After FBI’s iPhone Hacking, Apple Now Needs Their Help Figuring out Flaw
After the FBI announced on March 28 that it did not need Apple’s assistance to unlock an encrypted phone, it seems like the Cupertino based company is the one who needs help now.
The FBI was in a legal dispute with Apple after it refused to unlock an iPhone belonging to one of the San Bernardino shooters, Syed Farook, who, along with his wife, Tashfeen Malik, killed 14 people in December.
The hacking of the phone revealed to consumers that they can’t keep the government out of even an encrypted device that U.S. officials had claimed was impossible to break into.

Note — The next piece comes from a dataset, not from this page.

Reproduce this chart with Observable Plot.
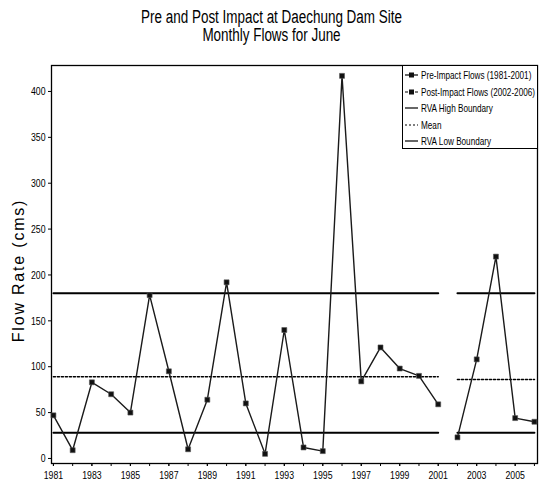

Although the FBI said they were able to crack into the phone, they did not say how, which has Apple software engineers and other experts wondering how they did it. It has also complicated the company’s job repairing flaws that threaten its software.
However, a few clues have come to light regarding the hack.
A senior law enforcement official, who spoke under the condition of anonymity, said that authorities were able to defeat an Apple security feature that threatened to delete the contents in the phone if the FBI failed to enter the correct passcode combination after 10 guesses.
That allowed officials to repeatedly and continuously test passcodes, known as a brute-force attack, until the right code was entered.
It is still unknown how authorities dealt with a related Apple security feature that increases time delays between tries.
The iPhone can be hacked in only 26 minutes when those features are removed, said FBI Director James Comey.
The hacking of the device puts Apple in a bad position, since security researchers always work cooperatively and confidentially with software manufacturers before disclosing that a product might be vulnerable to hackers.
The aim is to make sure that customers stay as safe online as possible and prevent premature disclosures that might damage a U.S. company or the economy.
Joseph Lorenzo Hall, chief technologist at the Center for Democracy and Technology, said keeping details secret about a vulnerability affecting millions of iPhone users “is exactly opposite the disclosure practices of the security research community. The FBI and Apple have a common goal here: to keep people safe and secure. This is the FBI prioritizing an investigation over the interests of hundreds of millions of people worldwide.”
Others also agree that officials should reveal the flaw in devices and that Apple needs to be quick in fixing it.
“One way or another, Apple needs to figure out the details,” said product counsel at security software maker AVG Technologies Justin Olsson to the Los Angeles Times.
“The responsible thing for the government to do is privately disclose the vulnerability to Apple so they can continue hardening security on their devices,” he added.
“Apple is a business, and it has to earn the trust of its customers,” said chief executive of the tech security company Synack and a former National Security Agency analyst, Jay Kaplan, to the New York Times.
“It needs to be perceived as having something that can fix this vulnerability as soon as possible,” he continued.
The Associated Press contributed to this report.